-- Start of Source excerpt --

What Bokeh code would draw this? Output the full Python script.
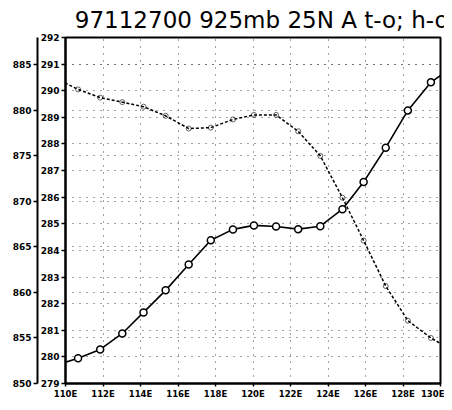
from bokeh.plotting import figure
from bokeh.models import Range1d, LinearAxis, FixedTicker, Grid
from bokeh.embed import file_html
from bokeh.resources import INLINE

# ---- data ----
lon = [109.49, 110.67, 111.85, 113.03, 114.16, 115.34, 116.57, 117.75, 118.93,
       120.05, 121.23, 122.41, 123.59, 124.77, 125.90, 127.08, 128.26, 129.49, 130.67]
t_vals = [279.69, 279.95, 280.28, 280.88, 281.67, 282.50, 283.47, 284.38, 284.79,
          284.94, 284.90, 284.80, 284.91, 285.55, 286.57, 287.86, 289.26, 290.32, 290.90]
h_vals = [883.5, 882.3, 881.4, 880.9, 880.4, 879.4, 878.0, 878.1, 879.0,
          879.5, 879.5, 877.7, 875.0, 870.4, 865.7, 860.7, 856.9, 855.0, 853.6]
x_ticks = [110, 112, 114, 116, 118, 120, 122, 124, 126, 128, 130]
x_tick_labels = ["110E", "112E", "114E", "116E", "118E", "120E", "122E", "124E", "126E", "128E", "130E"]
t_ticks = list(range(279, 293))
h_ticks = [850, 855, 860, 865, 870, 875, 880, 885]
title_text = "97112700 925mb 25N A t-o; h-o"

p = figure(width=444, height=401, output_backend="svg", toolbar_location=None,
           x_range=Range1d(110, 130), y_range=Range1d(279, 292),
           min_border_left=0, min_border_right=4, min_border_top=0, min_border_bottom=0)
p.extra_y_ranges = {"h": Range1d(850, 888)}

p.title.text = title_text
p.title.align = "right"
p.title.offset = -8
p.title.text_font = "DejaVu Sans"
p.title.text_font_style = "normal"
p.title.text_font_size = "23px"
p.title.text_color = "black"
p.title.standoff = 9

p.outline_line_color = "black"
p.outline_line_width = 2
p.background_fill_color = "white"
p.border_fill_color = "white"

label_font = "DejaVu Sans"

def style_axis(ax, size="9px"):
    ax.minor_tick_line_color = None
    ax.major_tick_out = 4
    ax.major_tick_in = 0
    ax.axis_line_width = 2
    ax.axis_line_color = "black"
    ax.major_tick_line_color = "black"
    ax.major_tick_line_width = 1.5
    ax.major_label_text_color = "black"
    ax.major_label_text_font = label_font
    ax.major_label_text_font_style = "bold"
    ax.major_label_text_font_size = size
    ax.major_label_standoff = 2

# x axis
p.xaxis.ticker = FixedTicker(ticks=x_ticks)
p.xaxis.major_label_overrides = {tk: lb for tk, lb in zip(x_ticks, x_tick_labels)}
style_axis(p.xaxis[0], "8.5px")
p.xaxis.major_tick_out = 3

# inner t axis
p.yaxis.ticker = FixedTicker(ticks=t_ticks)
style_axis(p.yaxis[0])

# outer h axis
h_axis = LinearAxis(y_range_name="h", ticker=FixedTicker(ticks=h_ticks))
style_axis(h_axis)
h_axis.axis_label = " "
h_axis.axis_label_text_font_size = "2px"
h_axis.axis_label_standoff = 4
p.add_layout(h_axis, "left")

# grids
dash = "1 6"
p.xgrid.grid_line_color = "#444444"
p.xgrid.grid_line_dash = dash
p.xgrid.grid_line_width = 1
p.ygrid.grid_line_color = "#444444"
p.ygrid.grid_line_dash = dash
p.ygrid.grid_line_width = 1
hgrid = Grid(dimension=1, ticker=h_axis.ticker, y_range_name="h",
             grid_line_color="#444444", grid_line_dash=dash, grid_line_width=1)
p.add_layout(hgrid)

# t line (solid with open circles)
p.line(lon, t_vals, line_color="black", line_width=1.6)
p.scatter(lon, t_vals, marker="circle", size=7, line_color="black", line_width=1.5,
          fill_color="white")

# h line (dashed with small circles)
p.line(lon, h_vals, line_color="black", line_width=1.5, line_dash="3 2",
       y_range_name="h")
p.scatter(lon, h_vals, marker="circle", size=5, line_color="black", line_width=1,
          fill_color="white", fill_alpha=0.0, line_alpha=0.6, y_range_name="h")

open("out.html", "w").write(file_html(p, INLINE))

-- End of Source excerpt --

== Exercise description ==
Set the lines above down again, word for word, from the first through the one containing "from bokeh.resources import INLINE"; pictures excluded.

== Task output ==
What Bokeh code would draw this? Output the full Python script.
from bokeh.plotting import figure
from bokeh.models import Range1d, LinearAxis, FixedTicker, Grid
from bokeh.embed import file_html
from bokeh.resources import INLINE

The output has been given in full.